Dillon’s ambivalence also extends to his romantic life. His first love, the androgynous “S”, with his blue eyes and blue hair, becomes both an object of desire and an aesthetic ideal. His androgyny, “becoming fixed into a mode of being that is more obviously gay”, emerges as a guiding principle for Dillon’s thinking, a way of resisting the rigid moral certainties of his Irish Catholic upbringing. Questions of identity, sexuality and form are treated with the same commitment to ambiguity and openness, so that desire becomes a mode of thinking.
As an intellectual memoir, Ambivalence takes its influences seriously, almost reverently. Barthes, Susan Sontag, Stéphane Mallarmé and others form Dillon’s hinterland. Faced with grief, he turns not to religion but to theory. Barthes’s Camera Lucida, a meditation on photography and maternal loss, serves as a model for how intellectual enquiry might coexist with, and articulate, mourning. Elsewhere, difficult and dense works of literature are rendered accessible by a simple question: how can this help one live? For Dillon, this is sacred: books are not objects of study alone, they are instruments for survival, ways of continuing in the face of loss.

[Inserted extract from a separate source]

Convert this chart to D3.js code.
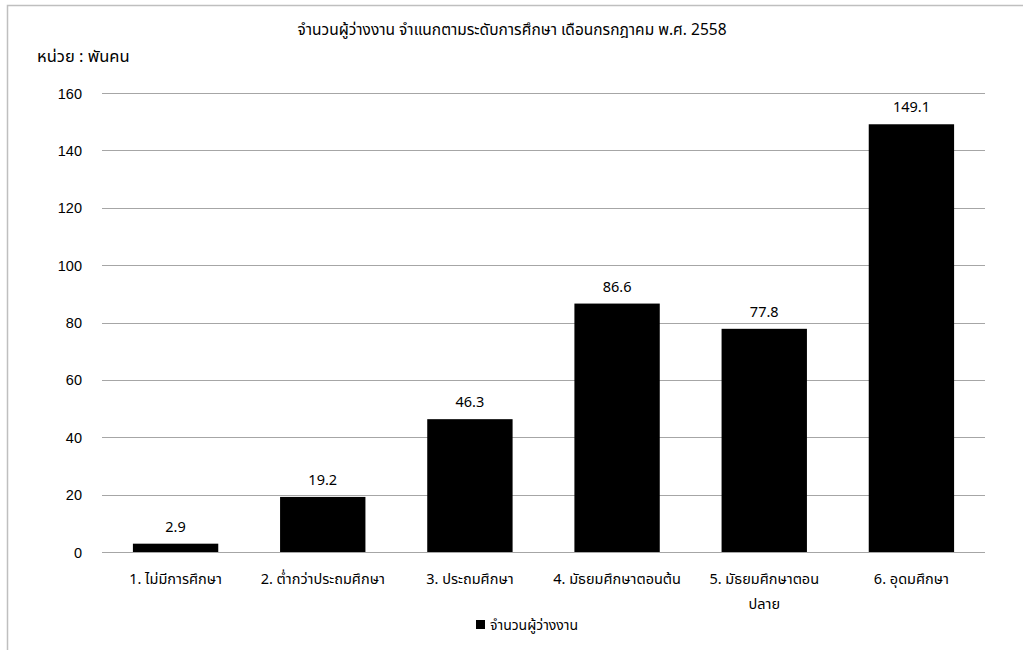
<!DOCTYPE html>
<html>
<head>
<meta charset="utf-8">
<script src="https://cdn.jsdelivr.net/npm/d3@7"></script>
<style>
  html, body { margin: 0; padding: 0; background: #fff; }
  svg { display: block; font-family: Tahoma, "Noto Sans Thai", "Noto Sans", "DejaVu Sans", sans-serif; }
</style>
</head>
<body>
<svg id="chart" width="1023" height="650"></svg>
<script>
// Unemployed persons by education level, July 2015 (B.E. 2558), thousands
const categories = [
  "1. ไม่มีการศึกษา",
  "2. ต่ำกว่าประถมศึกษา",
  "3. ประถมศึกษา",
  "4. มัธยมศึกษาตอนต้น",
  "5. มัธยมศึกษาตอนปลาย",
  "6. อุดมศึกษา"
];
const categoryLines = [
  ["1. ไม่มีการศึกษา"],
  ["2. ต่ำกว่าประถมศึกษา"],
  ["3. ประถมศึกษา"],
  ["4. มัธยมศึกษาตอนต้น"],
  ["5. มัธยมศึกษาตอน", "ปลาย"],
  ["6. อุดมศึกษา"]
];
const unemployed = [2.9, 19.2, 46.3, 86.6, 77.8, 149.1];
const yTicks = [0, 20, 40, 60, 80, 100, 120, 140, 160];
const titleText = "จำนวนผู้ว่างงาน จำแนกตามระดับการศึกษา เดือนกรกฎาคม พ.ศ. 2558";
const unitText = "หน่วย : พันคน";
const seriesName = "จำนวนผู้ว่างงาน";

const svg = d3.select("#chart");
const FS = 14.5;

// outer chart frame
svg.append("path")
  .attr("d", "M7.5,660 V5.5 H1030")
  .attr("fill", "none")
  .attr("stroke", "#bfbfbf")
  .attr("stroke-width", 1.5);

const plot = { left: 102, right: 985, top: 93, bottom: 552 };

const x = d3.scaleBand()
  .domain(categories)
  .range([plot.left, plot.right])
  .paddingInner(0.42)
  .paddingOuter(0.21);

const y = d3.scaleLinear()
  .domain([0, 160])
  .range([plot.bottom, plot.top]);

// horizontal gridlines
svg.append("g")
  .selectAll("line")
  .data(yTicks)
  .join("line")
  .attr("x1", plot.left)
  .attr("x2", plot.right)
  .attr("y1", d => Math.round(y(d)) + 0.5)
  .attr("y2", d => Math.round(y(d)) + 0.5)
  .attr("stroke", "#a6a6a6")
  .attr("stroke-width", 1);

// y axis labels
const yAxis = d3.axisLeft(y).tickValues(yTicks).tickSize(0).tickPadding(0);
const yg = svg.append("g")
  .attr("transform", `translate(${plot.left - 20},0)`)
  .call(yAxis);
yg.select(".domain").remove();
yg.selectAll("text")
  .attr("font-size", FS)
  .attr("font-family", null)
  .attr("fill", "#000")
  .attr("dy", "0.35em");

// bars
svg.append("g")
  .selectAll("rect")
  .data(unemployed)
  .join("rect")
  .attr("x", (d, i) => x(categories[i]))
  .attr("width", x.bandwidth())
  .attr("y", d => y(d))
  .attr("height", d => y(0) - y(d))
  .attr("fill", "#000");

// value labels
svg.append("g")
  .selectAll("text")
  .data(unemployed)
  .join("text")
  .attr("x", (d, i) => x(categories[i]) + x.bandwidth() / 2)
  .attr("y", d => y(d) - 12)
  .attr("text-anchor", "middle")
  .attr("font-size", FS)
  .attr("fill", "#000")
  .text(d => d.toFixed(1));

// category labels
const catG = svg.append("g");
categoryLines.forEach((lines, i) => {
  const cx = x(categories[i]) + x.bandwidth() / 2;
  const t = catG.append("text")
    .attr("x", cx)
    .attr("y", 584)
    .attr("text-anchor", "middle")
    .attr("font-size", FS)
    .attr("fill", "#000");
  lines.forEach((ln, j) => {
    t.append("tspan")
      .attr("x", cx)
      .attr("dy", j === 0 ? 0 : 25)
      .text(ln);
  });
});

// title
svg.append("text")
  .attr("x", 512)
  .attr("y", 35)
  .attr("text-anchor", "middle")
  .attr("font-size", 15.5)
  .attr("fill", "#000")
  .text(titleText);

// unit label
svg.append("text")
  .attr("x", 37)
  .attr("y", 62)
  .attr("font-size", 16.5)
  .attr("fill", "#000")
  .text(unitText);

// legend
const legend = svg.append("g").attr("transform", "translate(476,620)");
legend.append("rect")
  .attr("width", 9).attr("height", 9)
  .attr("fill", "#000");
legend.append("text")
  .attr("x", 14).attr("y", 10)
  .attr("font-size", 14)
  .attr("fill", "#000")
  .text(seriesName);
</script>
</body>
</html>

Dillon describes The Waves by Virginia Woolf as the most important novel of his life because of what it makes possible in thought and feeling. “The Waves does not teach but confirms that everything is also something else,” Dillon writes. This is characteristic of the memoir as a whole. Texts matter insofar as they transform the reader or provide a language for experiences that might otherwise remain ineffable.

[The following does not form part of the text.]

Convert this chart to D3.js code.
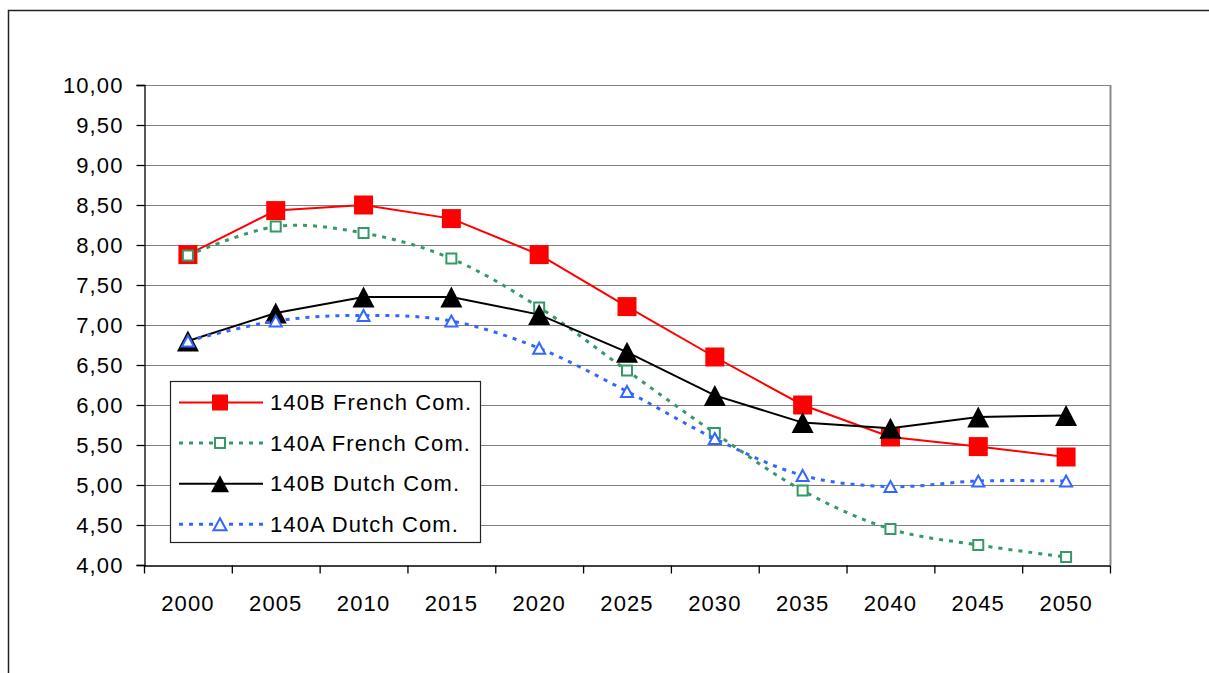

What emerges is a defence of ambivalence itself, understood as a refusal of fixed meanings and inherited certainties. Dillon’s memoir suggests that to read deeply is to change oneself, and that such change is both personal and, potentially, political. The distance created by the third person allows Dillon to examine his younger self with a clarity that a more conventional approach might not permit. If something is lost in immediacy, something is gained in precision.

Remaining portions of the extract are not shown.